Azure webhooks combined with Jira Service Management REST API give you a free option that works for simple one-way syncs, but you'll need developers to build and maintain it. 

Enterprise integration solutions like Exalate handle complex field mappings, conditional logic, and high volumes reliably using Groovy-based scripting. 

  • Look for both unidirectional and bidirectional sync if both teams need to update shared information like status, priority, and comments. Updates should flow both ways automatically without manual intervention or sync conflicts.
  • Selective filtering matters because you don't want to sync everything. You need the ability only to sync tickets that meet specific criteria based on priority, labels, custom fields, or status values. This keeps Azure DevOps boards focused on actionable work rather than cluttered with routine requests.
  • Field mapping flexibility is essential when dealing with custom fields and data that exists in different formats on each side.

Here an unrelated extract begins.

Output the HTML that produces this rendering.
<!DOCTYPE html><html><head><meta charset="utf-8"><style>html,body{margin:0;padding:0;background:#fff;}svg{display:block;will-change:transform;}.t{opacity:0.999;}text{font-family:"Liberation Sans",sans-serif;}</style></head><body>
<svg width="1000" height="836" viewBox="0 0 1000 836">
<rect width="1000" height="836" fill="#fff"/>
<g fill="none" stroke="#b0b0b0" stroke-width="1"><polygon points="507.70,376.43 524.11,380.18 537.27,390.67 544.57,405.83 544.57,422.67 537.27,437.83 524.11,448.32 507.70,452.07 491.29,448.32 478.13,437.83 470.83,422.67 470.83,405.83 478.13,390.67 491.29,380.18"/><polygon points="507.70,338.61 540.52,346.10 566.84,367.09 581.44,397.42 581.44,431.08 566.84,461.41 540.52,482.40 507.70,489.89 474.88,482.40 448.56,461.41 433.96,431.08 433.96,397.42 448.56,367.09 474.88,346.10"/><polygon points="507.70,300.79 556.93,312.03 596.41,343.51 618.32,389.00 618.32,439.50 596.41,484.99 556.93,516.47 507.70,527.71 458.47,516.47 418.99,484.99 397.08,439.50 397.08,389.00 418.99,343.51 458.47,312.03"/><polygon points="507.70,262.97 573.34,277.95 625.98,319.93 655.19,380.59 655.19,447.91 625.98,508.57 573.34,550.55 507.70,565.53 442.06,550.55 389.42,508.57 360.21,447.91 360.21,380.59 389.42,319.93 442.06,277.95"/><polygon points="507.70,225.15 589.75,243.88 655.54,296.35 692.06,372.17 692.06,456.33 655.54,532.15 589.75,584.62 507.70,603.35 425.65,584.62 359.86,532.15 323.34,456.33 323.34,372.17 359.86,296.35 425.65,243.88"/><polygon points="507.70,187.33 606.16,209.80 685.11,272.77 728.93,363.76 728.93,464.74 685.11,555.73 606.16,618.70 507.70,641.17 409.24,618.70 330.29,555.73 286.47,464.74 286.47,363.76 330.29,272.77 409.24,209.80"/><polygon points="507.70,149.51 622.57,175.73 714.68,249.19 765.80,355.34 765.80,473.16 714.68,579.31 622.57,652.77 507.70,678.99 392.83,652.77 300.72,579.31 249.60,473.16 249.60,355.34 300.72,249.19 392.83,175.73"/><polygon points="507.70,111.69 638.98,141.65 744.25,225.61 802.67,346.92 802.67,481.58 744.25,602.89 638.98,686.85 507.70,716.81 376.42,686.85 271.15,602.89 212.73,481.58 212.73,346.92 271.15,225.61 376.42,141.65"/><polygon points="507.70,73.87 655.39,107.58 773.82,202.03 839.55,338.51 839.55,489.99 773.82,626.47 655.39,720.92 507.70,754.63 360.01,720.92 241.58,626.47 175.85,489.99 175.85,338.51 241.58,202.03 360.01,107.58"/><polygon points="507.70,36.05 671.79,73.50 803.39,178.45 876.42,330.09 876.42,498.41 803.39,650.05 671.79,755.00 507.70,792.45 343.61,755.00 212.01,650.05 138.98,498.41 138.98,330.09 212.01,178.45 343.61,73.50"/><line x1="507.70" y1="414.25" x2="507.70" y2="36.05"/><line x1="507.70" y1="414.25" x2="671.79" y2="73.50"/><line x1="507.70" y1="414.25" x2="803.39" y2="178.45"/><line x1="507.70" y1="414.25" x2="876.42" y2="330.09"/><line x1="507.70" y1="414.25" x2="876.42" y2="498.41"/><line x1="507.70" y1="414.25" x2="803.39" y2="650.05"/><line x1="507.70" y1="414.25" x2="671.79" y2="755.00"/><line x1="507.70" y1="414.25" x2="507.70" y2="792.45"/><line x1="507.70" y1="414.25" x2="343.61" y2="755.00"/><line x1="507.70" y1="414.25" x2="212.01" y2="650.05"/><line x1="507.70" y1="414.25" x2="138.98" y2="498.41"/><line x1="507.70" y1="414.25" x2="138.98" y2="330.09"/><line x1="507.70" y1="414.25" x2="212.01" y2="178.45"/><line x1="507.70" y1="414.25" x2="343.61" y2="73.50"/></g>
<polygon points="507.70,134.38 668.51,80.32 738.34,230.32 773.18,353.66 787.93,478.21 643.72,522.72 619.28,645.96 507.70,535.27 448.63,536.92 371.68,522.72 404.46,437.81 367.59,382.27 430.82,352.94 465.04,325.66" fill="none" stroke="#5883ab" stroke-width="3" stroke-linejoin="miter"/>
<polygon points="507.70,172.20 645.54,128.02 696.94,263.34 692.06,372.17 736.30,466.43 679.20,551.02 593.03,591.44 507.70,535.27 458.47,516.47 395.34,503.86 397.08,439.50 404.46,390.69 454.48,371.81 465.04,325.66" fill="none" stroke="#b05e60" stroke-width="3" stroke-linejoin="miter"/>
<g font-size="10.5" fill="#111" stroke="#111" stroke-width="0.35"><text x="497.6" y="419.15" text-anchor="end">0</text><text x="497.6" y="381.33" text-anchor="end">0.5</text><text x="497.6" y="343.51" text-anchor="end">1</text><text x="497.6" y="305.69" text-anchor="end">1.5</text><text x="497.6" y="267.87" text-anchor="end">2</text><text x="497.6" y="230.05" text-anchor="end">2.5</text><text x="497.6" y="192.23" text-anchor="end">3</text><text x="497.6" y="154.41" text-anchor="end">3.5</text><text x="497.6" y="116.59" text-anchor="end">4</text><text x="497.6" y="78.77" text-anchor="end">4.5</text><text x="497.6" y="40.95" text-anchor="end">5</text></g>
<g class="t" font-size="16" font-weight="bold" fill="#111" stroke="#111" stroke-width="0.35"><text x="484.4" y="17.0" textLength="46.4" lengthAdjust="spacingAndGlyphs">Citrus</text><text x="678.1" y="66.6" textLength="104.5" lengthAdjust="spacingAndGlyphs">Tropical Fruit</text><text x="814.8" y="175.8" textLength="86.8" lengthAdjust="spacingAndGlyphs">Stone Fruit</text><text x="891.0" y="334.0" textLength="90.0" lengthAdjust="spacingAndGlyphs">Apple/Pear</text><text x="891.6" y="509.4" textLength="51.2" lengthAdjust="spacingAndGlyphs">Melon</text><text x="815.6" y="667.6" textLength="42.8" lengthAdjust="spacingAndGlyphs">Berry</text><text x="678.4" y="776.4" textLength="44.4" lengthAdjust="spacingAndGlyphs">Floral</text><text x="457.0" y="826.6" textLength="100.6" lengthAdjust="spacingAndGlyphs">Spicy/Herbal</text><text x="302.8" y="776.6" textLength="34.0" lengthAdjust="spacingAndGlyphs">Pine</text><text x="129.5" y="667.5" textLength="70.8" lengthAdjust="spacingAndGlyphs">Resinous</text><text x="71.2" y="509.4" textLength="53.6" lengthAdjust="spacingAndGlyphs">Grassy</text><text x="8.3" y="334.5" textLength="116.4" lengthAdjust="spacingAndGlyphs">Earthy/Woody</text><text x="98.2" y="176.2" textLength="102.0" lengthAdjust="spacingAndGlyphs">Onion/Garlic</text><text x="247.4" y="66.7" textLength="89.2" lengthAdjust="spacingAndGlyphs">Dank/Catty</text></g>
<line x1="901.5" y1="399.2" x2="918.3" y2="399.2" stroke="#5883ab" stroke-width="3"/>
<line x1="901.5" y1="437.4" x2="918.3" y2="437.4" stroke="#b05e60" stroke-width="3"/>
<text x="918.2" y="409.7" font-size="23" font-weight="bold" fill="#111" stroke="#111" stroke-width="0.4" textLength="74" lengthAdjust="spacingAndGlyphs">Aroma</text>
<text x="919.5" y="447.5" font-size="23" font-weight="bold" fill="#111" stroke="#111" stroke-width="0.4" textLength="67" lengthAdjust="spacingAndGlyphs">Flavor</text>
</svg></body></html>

Your integration needs to handle transformations between JSM's field structure and Azure DevOps work item fields without losing data or breaking workflows.
  • The solution should have the scalability to handle your current ticket volume and grow with your organization. Look for tools with reliable performance, error handling, retry mechanisms, and the ability to add more integrations as your needs expand.
  • Security and access control should be a necessity. Encryption in transit and at rest, JWT or OAuth authentication, and role-based access controls are essential. For MSP scenarios, ensure the tool supports complete data isolation between different client environments.
  • Conflict resolution, security, and audit logging round out the essential features. You need clear rules for what happens when both sides update the same field simultaneously, encryption and authentication to protect your data, and comprehensive logs showing what synced, when, and whether it succeeded.

Quick Setup Tips

Exalate comes with an AI-powered scripting engine that supports two-way integration between Jira and Azure DevOps, as well as other systems.

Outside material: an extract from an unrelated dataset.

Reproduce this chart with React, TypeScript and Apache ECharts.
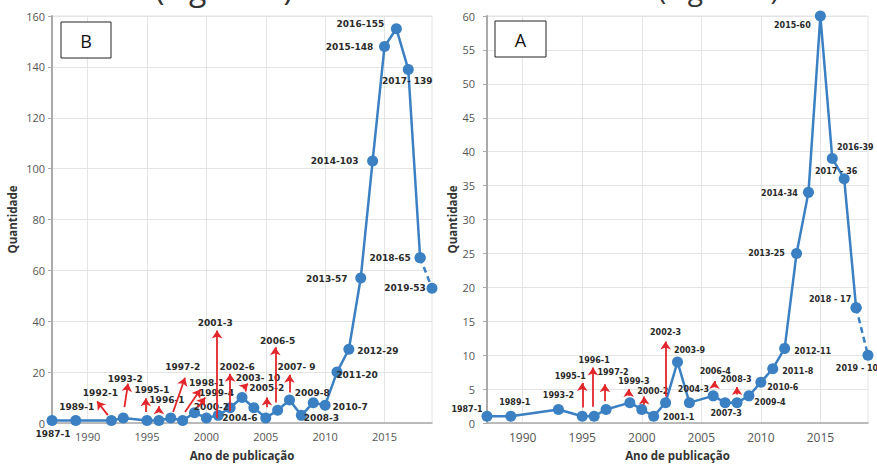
import React, { useEffect, useRef } from "react";
import * as echarts from "echarts";

// ---------- Data: panel B (left) ----------
const yearsB = [1987, 1989, 1992, 1993, 1995, 1996, 1997, 1998, 1999, 2000, 2001, 2002, 2003, 2004, 2005, 2006, 2007, 2008, 2009, 2010, 2011, 2012, 2013, 2014, 2015, 2016, 2017, 2018, 2019];
const valuesB = [1, 1, 1, 2, 1, 1, 2, 1, 4, 2, 3, 6, 10, 6, 2, 5, 9, 3, 8, 7, 20, 29, 57, 103, 148, 155, 139, 65, 53];
const labelsB = ["1987-1", "1989-1", "1992-1", "1993-2", "1995-1", "1996-1", "1997-2", "1998-1", "1999-4", "2000-2", "2001-3", "2002-6", "2003- 10", "2004-6", "2005-2", "2006-5", "2007- 9", "2008-3", "2009-8", "2010-7", "2011-20", "2012-29", "2013-57", "2014-103", "2015-148", "2016-155", "2017- 139", "2018-65", "2019-53"];
// arrows in data coordinates: [x1, y1, x2, y2]
const arrowsB = [
  [1991.7, 3.1, 1990.8, 8.5],
  [1993.1, 6.2, 1993.4, 15.5],
  [1994.9, 4.3, 1994.9, 9.7],
  [1996.0, 4.3, 1996.0, 6.6],
  [1997.2, 4.3, 1998.2, 17.8],
  [1998.2, 4.3, 1999.5, 13.2],
  [1999.3, 6.2, 1999.9, 10.0],
  [2000.9, 1.9, 2000.9, 36.4],
  [2002.0, 4.6, 2002.0, 19.4],
  [2003.1, 13.6, 2003.5, 15.5],
  [2005.1, 6.2, 2005.1, 10.0],
  [2005.8, 8.1, 2005.8, 29.8],
  [2007.0, 12.0, 2007.0, 19.0],
];

// ---------- Data: panel A (right) ----------
const yearsA = [1987, 1989, 1993, 1995, 1996, 1997, 1999, 2000, 2001, 2002, 2003, 2004, 2006, 2007, 2008, 2009, 2010, 2011, 2012, 2013, 2014, 2015, 2016, 2017, 2018, 2019];
const valuesA = [1, 1, 2, 1, 1, 2, 3, 2, 1, 3, 9, 3, 4, 3, 3, 4, 6, 8, 11, 25, 34, 60, 39, 36, 17, 10];
const labelsA = ["1987-1", "1989-1", "1993-2", "1995-1", "1996-1", "1997-2", "1999-3", "2000-2", "2001-1", "2002-3", "2003-9", "2004-3", "2006-4", "2007-3", "2008-3", "2009-4", "2010-6", "2011-8", "2012-11", "2013-25", "2014-34", "2015-60", "2016-39", "2017 - 36", "2018 - 17", "2019 - 10"];
const arrowsA = [
  [1995.0, 2.3, 1995.0, 5.9],
  [1995.9, 2.4, 1995.9, 8.2],
  [1996.9, 3.2, 1996.9, 5.7],
  [1998.9, 4.0, 1998.9, 5.0],
  [2000.2, 2.7, 2000.2, 3.9],
  [2002.0, 3.9, 2002.0, 12.0],
  [2006.1, 5.3, 2006.1, 6.2],
  [2008.0, 4.2, 2008.0, 5.3],
];

// ---------- Axes ----------
const xMin = 1987;
const xMax = 2019;
const xTickValues = [1990, 1995, 2000, 2005, 2010, 2015];
const yMaxB = 160;
const yStepB = 20;
const yMaxA = 60;
const yStepA = 5;

// ---------- Styling (label pixel offsets relative to each point) ----------
const labelOffsetB = [
  [1, 14], [1, -13], [-11, -27], [2, -39], [5, -30], [8, -20], [12, -51], [24, -37], [22, -20], [5, -11],
  [-3, -92], [7, -41], [16, -20], [-14, 10], [1, -30], [0, -69], [7, -33], [20, 3], [-1, -10], [25, 2],
  [20, 3], [29, 2], [-34, 1], [-38, 0], [-35, 0], [-36, -5], [-1, 12], [-30, 0], [-27, 0],
];
const labelOffsetA = [
  [-20, -7], [4, -14], [0, -14], [-12, -40], [0, -56], [7, -37], [4, -21], [11, -18], [25, 1], [0, -70],
  [12, -11], [4, -13], [2, -24], [1, 11], [-1, -23], [21, 7], [22, 5], [25, 3], [28, 3], [-30, 0],
  [-29, 1], [-28, 9], [23, -11], [-8, -7], [-26, -8], [-11, 13],
];

const BLUE = "#3a80c3";
const RED = "#e3262b";
const LABEL_FONT = "DejaVu Sans";
const AXIS_FONT = "Open Sans";

function buildSeries(
  years: number[],
  values: number[],
  labels: string[],
  offsets: number[][],
  arrows: number[][],
  idx: number,
  fontSize: number
) {
  const pts = years.map((y, i) => ({
    name: labels[i],
    value: [y, values[i]],
    label: { offset: offsets[i] },
  }));
  const n = pts.length;
  const labelCfg = {
    show: true,
    position: "inside",
    formatter: (p: any) => p.name,
    color: "#2a2a2a",
    fontFamily: LABEL_FONT,
    fontWeight: "bold",
    fontSize,
    align: "center",
    verticalAlign: "middle",
  };
  const common = {
    type: "line",
    xAxisIndex: idx,
    yAxisIndex: idx,
    symbol: "circle",
    symbolSize: 11,
    itemStyle: { color: BLUE },
    emphasis: { disabled: true },
    label: labelCfg,
    z: 3,
  };
  return [
    {
      ...common,
      data: pts.slice(0, n - 1),
      lineStyle: { color: BLUE, width: 2.5 },
      markLine: {
        silent: true,
        symbol: ["none", "arrow"],
        symbolSize: 8,
        label: { show: false },
        emphasis: { disabled: true },
        lineStyle: { color: RED, width: 1.8, type: "solid" },
        itemStyle: { color: RED },
        data: arrows.map((a) => [{ coord: [a[0], a[1]] }, { coord: [a[2], a[3]] }]),
      },
    },
    {
      ...common,
      data: [
        { ...pts[n - 2], label: { show: false } },
        pts[n - 1],
      ],
      lineStyle: { color: BLUE, width: 2.5, type: [6, 4] },
    },
  ];
}

function xAxisCfg(idx: number, fontSize: number) {
  return {
    type: "value",
    gridIndex: idx,
    min: xMin,
    max: xMax,
    name: "Ano de publicação",
    nameLocation: "middle",
    nameGap: 26,
    nameTextStyle: { fontFamily: AXIS_FONT, fontWeight: "bold", fontSize: 11.5, color: "#333" },
    axisLine: { show: true, lineStyle: { color: "#aaa", width: 1.5 } },
    axisTick: { show: false, customValues: xTickValues },
    axisLabel: {
      customValues: xTickValues,
      color: "#555",
      fontFamily: AXIS_FONT,
      fontSize,
      margin: 8,
      formatter: (v: number) => String(v),
    },
    splitLine: { show: true, lineStyle: { color: "#e4e4e4", width: 1 } },
  };
}

function yAxisCfg(idx: number, max: number, step: number, gap: number, margin: number) {
  return {
    type: "value",
    gridIndex: idx,
    min: 0,
    max,
    interval: step,
    name: "Quantidade",
    nameLocation: "middle",
    nameGap: gap,
    nameTextStyle: { fontFamily: AXIS_FONT, fontWeight: "bold", fontSize: 11.5, color: "#333" },
    axisLine: { show: true, lineStyle: { color: "#aaa", width: 2 } },
    axisTick: { show: true, length: 4, lineStyle: { color: "#aaa" } },
    axisLabel: { color: "#555", fontFamily: AXIS_FONT, fontSize: 11, margin },
    splitLine: { show: true, lineStyle: { color: "#e4e4e4", width: 1 } },
  };
}

function boxLabel(x: number, y: number, w: number, h: number, letter: string) {
  return [
    { type: "rect", shape: { x, y, width: w, height: h }, style: { fill: "#fff", stroke: "#222", lineWidth: 1 }, z: 10 },
    {
      type: "text",
      x: x + w / 2,
      y: y + h / 2 + 1,
      z: 11,
      style: {
        text: letter,
        fill: "#111",
        fontFamily: AXIS_FONT,
        fontSize: 18,
        align: "center",
        verticalAlign: "middle",
        textAlign: "center",
        textVerticalAlign: "middle",
      },
    },
  ];
}

export default function App() {
  const ref = useRef<HTMLDivElement>(null);
  useEffect(() => {
    if (!ref.current) return;
    const chart = echarts.init(ref.current, null, { renderer: "svg" });
    chart.setOption({
      animation: false,
      backgroundColor: "#ffffff",
      grid: [
        { left: 52, top: 16, width: 380, height: 413, show: true, borderColor: "#e4e4e4", borderWidth: 1 },
        { left: 487, top: 16, width: 381, height: 418, show: true, borderColor: "#e4e4e4", borderWidth: 1 },
      ],
      xAxis: [xAxisCfg(0, 11), xAxisCfg(1, 12)],
      yAxis: [yAxisCfg(0, yMaxB, yStepB, 34, 7), yAxisCfg(1, yMaxA, yStepA, 28, 12)],
      series: [
        ...buildSeries(yearsB, valuesB, labelsB, labelOffsetB, arrowsB, 0, 9),
        ...buildSeries(yearsA, valuesA, labelsA, labelOffsetA, arrowsA, 1, 8),
      ],
      graphic: [
        ...boxLabel(61, 22, 50, 36, "B"),
        ...boxLabel(495, 21, 51, 36, "A"),
        {
          type: "text",
          x: 155,
          y: 3,
          style: { text: "(Figura 3)", fill: "#333", fontFamily: AXIS_FONT, fontSize: 32, verticalAlign: "bottom", textVerticalAlign: "bottom" },
        },
        {
          type: "text",
          x: 658,
          y: 3,
          style: { text: "(Figura 2)", fill: "#333", fontFamily: AXIS_FONT, fontSize: 28, verticalAlign: "bottom", textVerticalAlign: "bottom" },
        },
      ],
    });
    return () => chart.dispose();
  }, []);
  return <div ref={ref} style={{ position: "absolute", left: 0, top: 0, width: 877, height: 466 }} />;
}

  • Starting with a pilot project prevents organization-wide chaos. Pick one ticket to test your integration setup first. Identify issues early, refine your configuration, and prove value before rolling out everywhere.
  • Map your workflows before configuring anything technical. Prompt the AI with a detailed description of your use case, so the script for mapping will be generated for you.
  • Create a clear diagram showing how JSM statuses should correspond to Azure DevOps statuses, which fields need to sync bidirectionally versus one-way, and what conditions should trigger synchronization.
  • Use filters to avoid syncing everything. Only sync escalated tickets, high-priority bugs, or requests tagged with specific labels. 
  • Set up monitoring and error alerts so you know immediately when something breaks. Document what fields sync and what triggers the sync, then train both teams on how the integration actually works in practice.